Opinion
2001-10182
Submitted October 15, 2002.
January 21, 2003.
In an action for a divorce and ancillary relief, the plaintiff husband appeals, as limited by his brief, from so much of an order of the Supreme Court, Suffolk County (McNulty, J.), dated September 26, 2001, as, after a hearing, denied his application for an award of child support and other ancillary relief.
Glenn S. Koopersmith, Garden City, N.Y., for appellant.
Before: MYRIAM J. ALTMAN, J.P., GLORIA GOLDSTEIN, LEO F. McGINITY, WILLIAM F. MASTRO, JJ.
DECISION ORDER
ORDERED that the order is affirmed insofar as appealed from, without costs or disbursements.

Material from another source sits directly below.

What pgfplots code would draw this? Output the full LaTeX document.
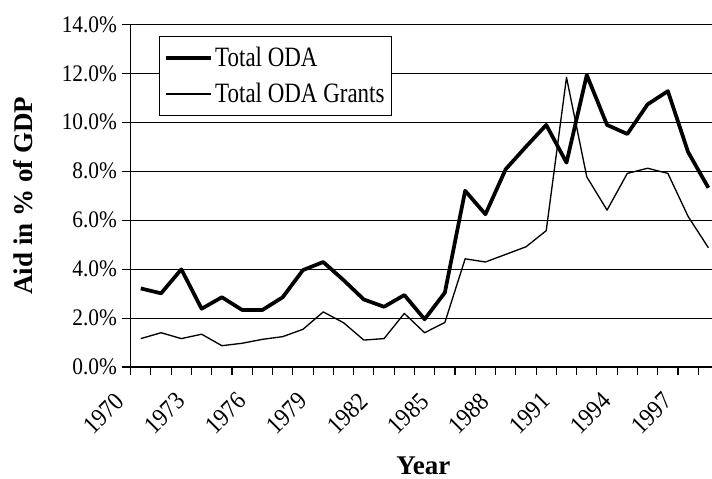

A court may award child support based upon a party's earning potential. However, such a determination must have some basis in law and fact (see Matter of Joseph v. Dalmacy, 270 A.D.2d 489; Petek v. Petek, 239 A.D.2d 327, 328). Here, there was no evidence adduced at the hearing, such as past earnings or educational background, to support the appellant's contention that income should be imputed to the defendant wife (see Matter of Zhigina v. Adzhiashvili, 292 A.D.2d 625; Petek v. Petek, supra at 328; Matter of Zwick v. Kulhan, 226 A.D.2d 734). Under the circumstances of this case, the Supreme Court providently exercised its discretion in refusing to fashion an award of child support based upon the defendant's nonincome-producing assets (see Domestic Relations Law § 240[1-b][b][5]; cf. Matter of Cody v. Evans-Cody, 291 A.D.2d 27).
ALTMAN, J.P., GOLDSTEIN, McGINITY and MASTRO, JJ., concur.